Corpus Christi Citgo employee Alirio Zambrano thought nothing of being summoned to Caracas, Venezuela, for a meeting in late November 2017.
After all, Caracas is home to Citgo’s parent company, Petroleos De Venezuela, S.A. (“PDVSA”), Venezuela’s state-owned oil company and at the time, Zambrano was VP and Operations Manager at Citgo’s Corpus Christi refinery.
But, the meeting was a trap – Zambrano and five other Citgo executives from other Citgo properties in the U.S. were arrested and charged with corruption, embezzlement and treason .
Almost 450 days later, the men – five who are U.S. citizens, including Zambrano, — remain jailed somewhere in a Caracas suburb, suffering through inhumane conditions without benefit of even a preliminary hearing.
“It didn’t make sense, and, honestly, it’s been a blur ever since and it’s been a blur for all the six families,” says Zambrano’s oldest daughter, Alexandra Forseth, herself a chemical engineer in Houston.
Corpus Christi defense attorney Chris Gale says, based on what he is seeing and reading about the situation, the men’s legal rights are being trampled.
“I’m sort of appalled that any system, and/or attorneys, would allow that to continue.”
In an exclusive interview with 6 Investigates that aired on Sunday night (Report attached, below) Forseth, speaking on behalf of father, her two sisters and their mother (who also is a Citgo employee) says it’s time for the men to come home.

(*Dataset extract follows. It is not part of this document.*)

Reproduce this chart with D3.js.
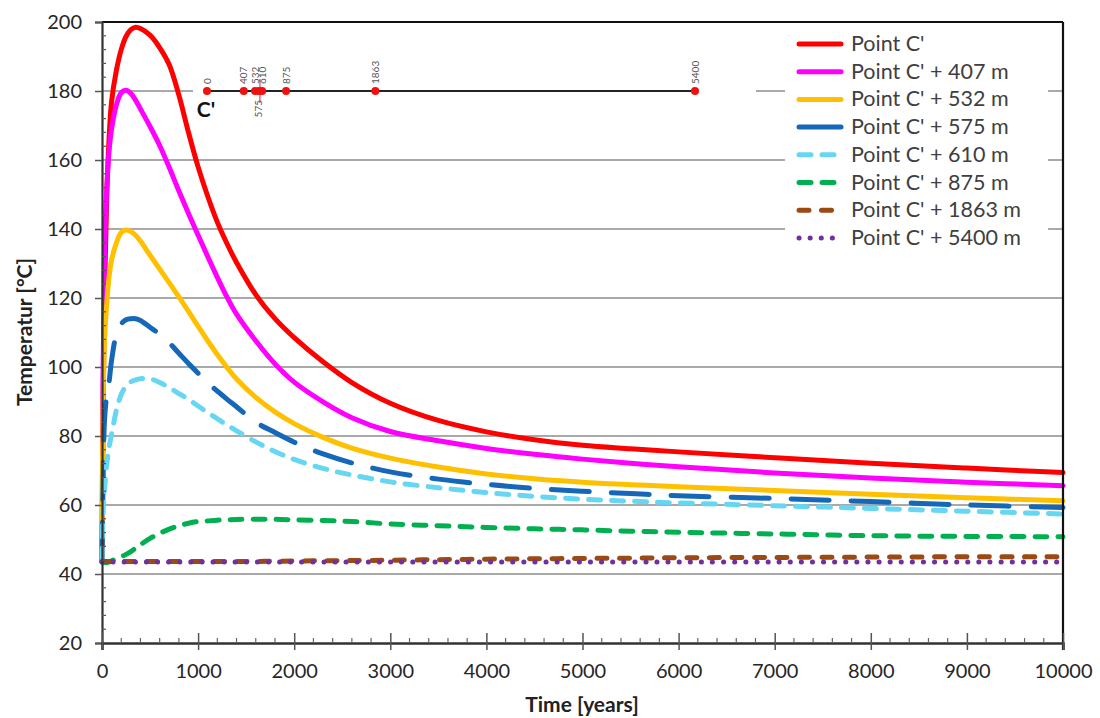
<!DOCTYPE html>
<html><head><meta charset="utf-8">
<script src="https://cdn.jsdelivr.net/npm/d3@7"></script>
<style>body{margin:0;background:#fff}svg{display:block}text{font-family:Lato,"Open Sans",sans-serif}</style>
</head><body><svg id="c" width="1100" height="718"></svg>
<script>
const times = [0,10,25,50,75,100,150,200,250,300,350,400,500,600,700,800,900,1000,1100,1200,1300,1400,1600,1800,2000,2300,2600,3000,3500,4000,4500,5000,5500,6000,7000,8000,9000,10000];
const seriesNames = ["Point C'","Point C' + 407 m","Point C' + 532 m","Point C' + 575 m","Point C' + 610 m","Point C' + 875 m","Point C' + 1863 m","Point C' + 5400 m"];
const tC    = [44,80,120,150,167,177,186,192,195.8,197.8,198.5,198.1,196.2,192.6,187.6,178.8,168,158,149.5,142,135.8,130.3,121,114,108.5,101.5,95.5,89.5,84.5,81.2,78.9,77.3,76.3,75.4,73.7,72.1,70.7,69.4];
const t407  = [44,95,130,152,163,169,176,179.5,180.2,179.3,177.3,174.8,169.7,164.2,157.8,151,144.5,138.2,132,126,120.3,115.3,107.6,100.9,95.6,89.9,85.3,81.3,78.6,76.4,74.7,73.3,72.1,71.1,69.3,67.8,66.6,65.6];
const t532  = [44,85,107,118.5,126.5,131,136,139,139.7,139.3,138.2,136.5,132.4,128.4,124.4,120.3,116.1,111.8,107.6,103.6,99.9,96.5,91.2,87,83.6,79.6,76.5,73.6,71,69,67.6,66.6,65.9,65.3,64.2,63.1,62.1,61.2];
const t575  = [44,64,84,92,96,102,109.5,112.5,113.7,114,114,113.5,111.5,109.5,107,104,101,98.2,95.5,93,90.7,88.5,84,81,78.2,74.8,72.2,69.6,67.5,66,64.8,64,63.3,62.7,61.9,61,60,59.3];
const t610  = [44,57,64,72,77,80.5,87.5,92,94.5,95.7,96.3,96.6,96.6,95.5,94,92.3,90.6,88.7,86.8,85,83.2,81.5,78.3,75.5,73.2,70.6,68.7,66.7,65,63.6,62.5,61.7,61.1,60.6,59.8,59,58.2,57.4];
const t875  = [43.5,43.4,43.3,43.3,43.5,43.8,44.4,45,45.7,46.5,47.5,48.5,50.3,51.8,53,54,54.7,55.2,55.4,55.6,55.7,55.8,55.9,55.85,55.7,55.5,55.2,54.5,54,53.5,53.1,52.8,52.4,52.1,51.6,51.1,50.9,50.8];
const t1863 = [43.6,43.6,43.6,43.6,43.6,43.6,43.6,43.6,43.6,43.6,43.6,43.6,43.6,43.6,43.6,43.6,43.6,43.6,43.6,43.6,43.6,43.62,43.65,43.7,43.75,43.85,43.9,44,44.15,44.3,44.4,44.5,44.6,44.7,44.8,44.9,45,45];
const t5400 = [43.5,43.5,43.5,43.5,43.5,43.5,43.5,43.5,43.5,43.5,43.5,43.5,43.5,43.5,43.5,43.5,43.5,43.5,43.5,43.5,43.5,43.5,43.5,43.5,43.5,43.5,43.5,43.5,43.5,43.5,43.5,43.5,43.5,43.5,43.5,43.5,43.5,43.5];
const xTicks = [0,1000,2000,3000,4000,5000,6000,7000,8000,9000,10000];
const yTicks = [20,40,60,80,100,120,140,160,180,200];
const insetDist = [0,407,532,575,610,875,1863,5400];
const insetLabels = ["0","407","532","575","610","875","1863","5400"];

const colors = ["#ff0000","#ff00ff","#ffc000","#1568b8","#66d6f2","#00b050","#9a4a12","#7030a0"];
const dashes = [null,null,null,"38,22","12,11","12,11","10,12.5","0.1,11"];
const allSeries = [tC,t407,t532,t575,t610,t875,t1863,t5400];

const svg = d3.select("#c");
const L=102,R=1063,T=22,B=643;
const x = d3.scaleLinear().domain([0,10000]).range([L,R]);
const y = d3.scaleLinear().domain([20,200]).range([B,T]);

// gridlines
const grid = svg.append("g");
yTicks.filter(v=>v>20 && v<200).forEach(v=>{
  grid.append("line").attr("x1",L).attr("x2",R).attr("y1",y(v)).attr("y2",y(v))
    .attr("stroke","#8c8c8c").attr("stroke-width",1.6);
});

// series
const line = d3.line().x((d,i)=>x(times[i])).y(d=>y(d)).curve(d3.curveCatmullRom.alpha(0.5));
allSeries.forEach((s,k)=>{
  svg.append("path").attr("d",line(s)).attr("fill","none")
    .attr("stroke",colors[k]).attr("stroke-width",5)
    .attr("stroke-linecap","round").attr("stroke-linejoin","round")
    .attr("stroke-dasharray",dashes[k]);
});

// inset (white panel)
const xi = d3.scaleLinear().domain([0,5400]).range([207,695]);
const iy = y(180);
svg.append("rect").attr("x",193).attr("y",55).attr("width",563).attr("height",75).attr("fill","#fff");
svg.append("line").attr("x1",xi(0)).attr("x2",xi(5400)).attr("y1",iy).attr("y2",iy).attr("stroke","#222").attr("stroke-width",2.2);
svg.append("line").attr("x1",xi(575)+1).attr("x2",xi(575)+1).attr("y1",iy-12).attr("y2",iy+12).attr("stroke","#e0203a").attr("stroke-width",1);
insetDist.forEach((d,i)=>{
  svg.append("circle").attr("cx",xi(d)).attr("cy",iy).attr("r",4).attr("fill","#f01010");
  const below = insetLabels[i]==="575";
  svg.append("text").attr("transform",`translate(${xi(d)+3.5},${below?iy+9:iy-7}) rotate(-90)`)
    .attr("text-anchor",below?"end":"start").attr("font-size",10).attr("fill","#555").text(insetLabels[i]);
});
svg.append("text").attr("x",206).attr("y",117).attr("text-anchor","middle").attr("font-size",21).attr("font-weight","bold").attr("fill","#111").text("C'");

// axes frame
svg.append("line").attr("x1",L).attr("x2",R).attr("y1",T).attr("y2",T).attr("stroke","#111").attr("stroke-width",2);
svg.append("line").attr("x1",R).attr("x2",R).attr("y1",T).attr("y2",B+7).attr("stroke","#111").attr("stroke-width",2.2);

const yAxis = d3.axisLeft(y).tickValues(yTicks).tickSize(7).tickPadding(13);
const gy = svg.append("g").attr("transform",`translate(${L},0)`).call(yAxis);
gy.select(".domain").attr("stroke","#333").attr("stroke-width",2.2);
gy.selectAll(".tick line").attr("stroke","#555").attr("stroke-width",1.5);
gy.selectAll("text").attr("font-size",20).attr("fill","#262626").attr("font-family","Lato");
const yMinor = d3.range(20,200,4).filter(v=>v%20!==0);
svg.append("g").selectAll("line").data(yMinor).join("line")
  .attr("x1",L).attr("x2",L+4).attr("y1",d=>y(d)).attr("y2",d=>y(d)).attr("stroke","#555").attr("stroke-width",1.2);

const xAxis = d3.axisBottom(x).tickValues(xTicks).tickFormat(d3.format("d")).tickSize(7).tickPadding(14);
const gx = svg.append("g").attr("transform",`translate(0,${B})`).call(xAxis);
gx.select(".domain").attr("stroke","#333").attr("stroke-width",2.6);
gx.selectAll(".tick line").attr("stroke","#555").attr("stroke-width",1.5).attr("y1",-10);
gx.selectAll("text").attr("font-size",20).attr("fill","#262626").attr("font-family","Lato");
const xMinor = d3.range(200,10000,200).filter(v=>v%1000!==0);
svg.append("g").selectAll("line").data(xMinor).join("line")
  .attr("x1",d=>x(d)).attr("x2",d=>x(d)).attr("y1",B).attr("y2",B-5).attr("stroke","#666").attr("stroke-width",1.2);

// axis titles
svg.append("text").attr("x",582).attr("y",712).attr("text-anchor","middle").attr("font-size",21).attr("font-weight","bold").attr("fill","#222").text("Time [years]");
svg.append("text").attr("transform","translate(32,332) rotate(-90)").attr("text-anchor","middle").attr("font-size",21).attr("font-weight","bold").attr("fill","#222").text("Temperatur [°C]");

// legend
const lg = svg.append("g");
lg.append("rect").attr("x",785).attr("y",T+1.5).attr("width",263).attr("height",230).attr("fill","#fff");
seriesNames.forEach((n,k)=>{
  const ly = 44 + k*27.7;
  lg.append("line").attr("x1",799).attr("x2",841).attr("y1",ly).attr("y2",ly)
    .attr("stroke",colors[k]).attr("stroke-width",5).attr("stroke-linecap","round")
    .attr("stroke-dasharray",dashes[k]==null?null:(k===3?"60,0":dashes[k]));
  lg.append("text").attr("x",851).attr("y",ly+7).attr("font-size",21.5).attr("fill","#404040").text(n);
});
</script></body></html>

She says visitors return to the U.S. reporting the men are malnourished, face long periods of almost total isolation from others and go days – if not weeks – without seeing the sun.
“It has been 14 fourteen months … and it’s enough,” she says. She says her father’s 6-foot frame is down to about 135 pounds but can only estimate it, as so few outsiders are allowed in to see the men.
According to reports, the other men jailed with Zambrano are:
His brother, Jose Luis Zambrano.
Jose Angel Pereira
To pass the time, they make trinkets and other mementos to place in the palms of those who get in to see them, hoping to get them into their families’ hands. Forseth carries a small bracelet made by her Dad from plastic refuse, bearing his nickname for her: “Zandy.”
She says the men reportedly do a lot of praying, using rosaries made from trash bags, and, they work diligently to stay as healthy – and clean – as possible.
Back in the states, their families have created a Twitter feed to provide regular updates and are beginning to speak out, as word of Venezuela’s political unrest, spreads.
They say the men are being used as scapegoats by a corrupt regime headed by President Nicolas Maduro.
“This ‘investigation’ was started in Venezuela on Monday Nov. 20, 2017, and closed the same day. Their arrest warrants were issued Nov. 21,” Forseth tells 6 Investigates. “The men … have seen absolutely nothing that indicates any shred of evidence against them.”
Gale says the men are being less like criminal defendants than political prisoners.
“How do you defend yourself when you don’t know what you’re charged with … I’ve never heard of an investigation occurring in one day and arrest warrants being issued. That tells me, there’s something besides actual facts and it’s just some sort of political endeavor.”
6 Investigates has made repeated requests to Citgo for information or interviews to discuss what the company is doing to lobby for the men’s release and what they’re doing to assist the families. They’ve ignored each one.
Forseth tells us they’re struggling to keep up as legal bills from their Venezuelan lawyers mount. Meanwhile, Citgo suspended their pay, last May.
“(Just an) undated letter in the mail with no explanation – (it) just says ‘your pay will be suspended’.”